Muddy Waters singles chronology
| "I'm Ready" (1954) | "Manish Boy" (1955) | "Sugar Sweet" / "Trouble No More" (1955) |

= Mannish Boy =

Song first recorded by Muddy Waters in 1955

"Mannish Boy" (or "Manish Boy" as it was first labeled) is a blues standard written by Muddy Waters, Mel London, and Bo Diddley (with Waters and Diddley being credited under their birth names). First recorded in 1955 by Waters, it serves as an "answer song" to Bo Diddley's "I'm a Man", which was in turn inspired by Waters' and Willie Dixon's "Hoochie Coochie Man". "Mannish Boy" features a repeating stop-time figure on one chord throughout the song.

Although the song contains sexual boasting, its repetition of "I'm a man, I spell M, A child, N" was understood as political. Waters had recently left the South for Chicago. "Growing up in the South, Black Americans [would] never be referred to as a man – but as 'boy'. In this context, the song [is] an assertion of black manhood."

== Recordings and releases ==
Waters recorded the song in Chicago on May 24, 1955. It is his only recording between January 1953 and June 1957 that did not feature Little Walter on harmonica (who was on tour supporting his then-number one hit "My Babe" and thus unavailable for the recording session) and is one of few studio recordings with Junior Wells. Also accompanying Muddy Waters are Jimmy Rogers on guitar, Fred Below on drums, and an unidentified female chorus.

Waters recorded several versions of "Mannish Boy" during his career. In 1968, he recorded it for the Electric Mud album in Marshall Chess' attempt to attract the rock market. After he left Chess, he recorded it for the 1977 Hard Again album which was produced by Johnny Winter. A live version with Winter appears on Muddy "Mississippi" Waters – Live (1979). Waters also performed it at the Band's farewell concert The Last Waltz, and the performance is included in the documentary film of the concert as well as on the film's soundtrack of the same title.

== Charts and recognition ==
The song reached number five during a stay of six weeks in the Billboard R&B chart.
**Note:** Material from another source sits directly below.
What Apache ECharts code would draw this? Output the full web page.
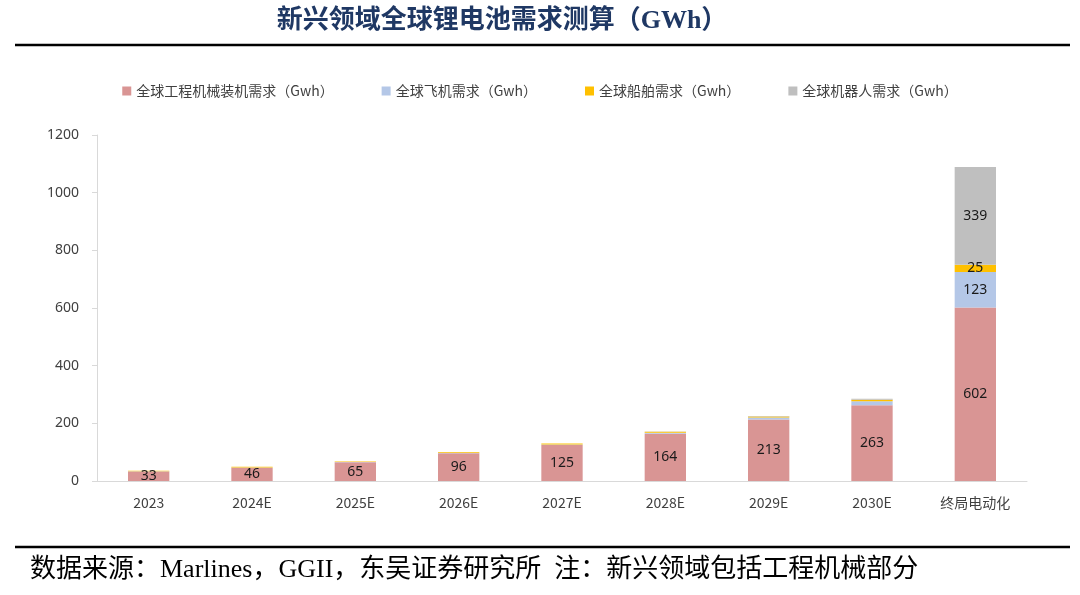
<!DOCTYPE html>
<html>
<head>
<meta charset="utf-8">
<script src="https://cdn.jsdelivr.net/npm/echarts@6/dist/echarts.min.js"></script>
<style>
html,body{margin:0;padding:0;background:#fff;}
#chart{width:1080px;height:595px;}
</style>
</head>
<body>
<div id="chart"></div>
<script>
const categories = ['2023','2024E','2025E','2026E','2027E','2028E','2029E','2030E','终局电动化'];
const machinery = [33, 46, 65, 96, 125, 164, 213, 263, 602];
const plane = [0.5, 1, 1, 2, 2, 3, 7, 14, 123];
const ship = [2, 2, 2, 3, 3, 4, 4, 5, 25];
const robot = [0, 0, 0, 0, 0.2, 0.5, 1.5, 3, 339];
const seriesNames = ['全球工程机械装机需求（Gwh）','全球飞机需求（Gwh）','全球船舶需求（Gwh）','全球机器人需求（Gwh）'];
const yTicks = [0, 200, 400, 600, 800, 1000, 1200];

const colors = ['#D99594', '#B4C7E7', '#FFC000', '#BFBFBF'];
const lastIdx = categories.length - 1;

function lastOnly(arr) {
  return arr.map((v, i) => i === lastIdx ? {value: v, label: {show: true}} : v);
}

const chart = echarts.init(document.getElementById('chart'));
const labelStyle = {color: '#1a1a1a', fontSize: 14, fontFamily: 'Noto Sans, sans-serif', position: 'inside'};
chart.setOption({
  animation: false,
  color: colors,
  title: {
    text: '新兴领域全球锂电池需求测算（GWh）',
    left: 497, top: 3, textAlign: 'center',
    textStyle: {color: '#1F3864', fontSize: 26, fontWeight: 'bold', fontFamily: 'Liberation Serif, Noto Sans CJK SC, serif'}
  },
  graphic: [
    {type: 'line', shape: {x1: 15, y1: 45, x2: 1070, y2: 45}, style: {stroke: '#000', lineWidth: 2.5}},
    {type: 'line', shape: {x1: 15, y1: 547, x2: 1070, y2: 547}, style: {stroke: '#000', lineWidth: 2.5}},
    {type: 'text', left: 30, top: 557, style: {text: '数据来源：Marlines，GGII，东吴证券研究所  注：新兴领域包括工程机械部分', fill: '#000', fontSize: 26, fontFamily: 'Liberation Serif, Noto Sans CJK SC, serif'}}
  ],
  legend: {
    top: 79, left: 'center', itemWidth: 9, itemHeight: 9, itemGap: 48,
    icon: 'rect',
    textStyle: {color: '#404040', fontSize: 14, fontFamily: 'Noto Sans CJK SC, sans-serif'},
    data: seriesNames
  },
  grid: {left: 97, right: 53, top: 135, bottom: 114, containLabel: false},
  xAxis: {
    type: 'category', data: categories,
    axisLine: {lineStyle: {color: '#D9D9D9', width: 1}},
    axisTick: {show: false},
    axisLabel: {color: '#404040', fontSize: 14, margin: 15, fontFamily: 'Noto Sans CJK SC, sans-serif'}
  },
  yAxis: {
    type: 'value', min: yTicks[0], max: yTicks[yTicks.length - 1], interval: 200,
    axisLine: {show: true, lineStyle: {color: '#D9D9D9'}},
    axisTick: {show: true, length: 5, lineStyle: {color: '#D9D9D9'}},
    splitLine: {show: false},
    axisLabel: {color: '#404040', fontSize: 14, margin: 18, fontFamily: 'Noto Sans, sans-serif', formatter: v => String(v)}
  },
  series: [
    {name: seriesNames[0], type: 'bar', stack: 't', data: machinery, barWidth: '40%', label: Object.assign({show: true}, labelStyle)},
    {name: seriesNames[1], type: 'bar', stack: 't', data: lastOnly(plane), label: Object.assign({show: false}, labelStyle)},
    {name: seriesNames[2], type: 'bar', stack: 't', data: lastOnly(ship), label: Object.assign({show: false}, labelStyle)},
    {name: seriesNames[3], type: 'bar', stack: 't', data: lastOnly(robot), label: Object.assign({show: false}, labelStyle)}
  ]
});
</script>
</body>
</html>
The song was Muddy Waters' only chart appearance on the UK Singles Chart, peaking at number 51 in 1988.

In 1986, Muddy Waters' original "Mannish Boy" was inducted into the Blues Hall of Fame "Classics of Blues Recordings" category. It was also included in the Rock and Roll Hall of Fame's list of the "500 Songs that Shaped Rock and Roll". "Mannish Boy" is ranked number 425 in Rolling Stone magazine's list of the "500 Greatest Songs of All Time". The early David Bowie band, the Mannish Boys, took its name from the song, as did the blues band the Mannish Boys.